───── Data section
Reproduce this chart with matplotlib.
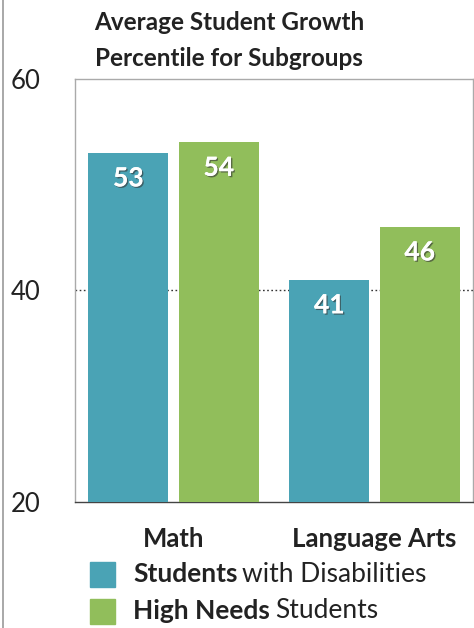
#Average Student Growth Percentile for Subgroups - grouped bar chart
import numpy as np
import matplotlib.pyplot as plt
import matplotlib.patheffects as pe
from matplotlib.patches import Rectangle
from matplotlib.lines import Line2D

#Data
subjects = ['Math', 'Language Arts']
disabilities = [53, 41]  #Students with Disabilities
high_needs = [54, 46]    #High Needs Students
yticks = [20, 40, 60]

teal = '#4aa3b5'
green = '#91be5b'
plt.rcParams['font.family'] = ['Lato', 'DejaVu Sans']

fig = plt.figure(figsize=(4.74, 6.28), dpi=100)
ax = fig.add_axes([75/474, 1-502/628, (473-75)/474, (502-79)/628])

x = np.arange(len(subjects))
off = 0.225
w = 0.4
ax.bar(x-off, disabilities, w, color=teal, zorder=3)
ax.bar(x+off, high_needs, w, color=green, zorder=3)

#Value labels
shadow = [pe.withSimplePatchShadow(offset=(1, -1), shadow_rgbFace='#333333', alpha=0.6), pe.Normal()]
for xs, vals in [(x-off, disabilities), (x+off, high_needs)]:
    for xi, v in zip(xs, vals):
        ax.text(xi, v-2.4, str(v), ha='center', va='center', color='white', fontsize=19,
                fontweight='bold', zorder=4, path_effects=shadow)

#Dotted gridline at 40
ax.axhline(40, color='#333333', linestyle=(0, (1.2, 1.8)), linewidth=1.0, zorder=1)

ax.set_ylim(20, 60)
ax.set_xlim(-0.49, 1.49)
ax.set_yticks(yticks)
ax.set_yticklabels([str(t) for t in yticks], fontsize=18.5, color='#222222')
ax.tick_params(axis='y', length=0, pad=25)
ax.set_xticks(x)
ax.set_xticklabels(subjects, fontsize=18.5, fontweight='bold', color='#222222')
ax.tick_params(axis='x', length=0, pad=18)

for s in ['left', 'top', 'right']:
    ax.spines[s].set_color('#aaaaaa')
    ax.spines[s].set_linewidth(1.0)
ax.spines['bottom'].set_color('#444444')
ax.spines['bottom'].set_linewidth(1.0)

#Title
fig.text(229/474, 1-22/628, 'Average Student Growth', ha='center', va='center',
         fontsize=17.5, fontweight='bold', color='#222222')
fig.text(229/474, 1-58/628, 'Percentile for Subgroups', ha='center', va='center',
         fontsize=17.5, fontweight='bold', color='#222222')

#Legend (mixed weights)
fig.patches.append(Rectangle((90/474, 1-587/628), 25/474, 25/628, color=teal, transform=fig.transFigure))
fig.patches.append(Rectangle((90/474, 1-624/628), 25/474, 25/628, color=green, transform=fig.transFigure))
t1 = fig.text(133/474, 1-574/628, 'Students', ha='left', va='center', fontsize=19,
              fontweight='bold', color='#222222')
t2 = fig.text(133/474, 1-611/628, 'High Needs', ha='left', va='center', fontsize=19,
              fontweight='bold', color='#222222')
fig.canvas.draw()
r = fig.canvas.get_renderer()
b1 = t1.get_window_extent(r)
b2 = t2.get_window_extent(r)
fig.text((b1.x1+5)/474, 1-574/628, 'with Disabilities', ha='left', va='center', fontsize=19, color='#222222')
fig.text((b2.x1+5)/474, 1-611/628, 'Students', ha='left', va='center', fontsize=19, color='#222222')

#Left page border
fig.add_artist(Line2D([3/474, 3/474], [0, 1], color='#999999', linewidth=1.2))

fig.savefig('out.png', dpi=100)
──────────
### Problem to work on
Reply with nothing but the number of lines in the data above that contain "chart".

### Task result
2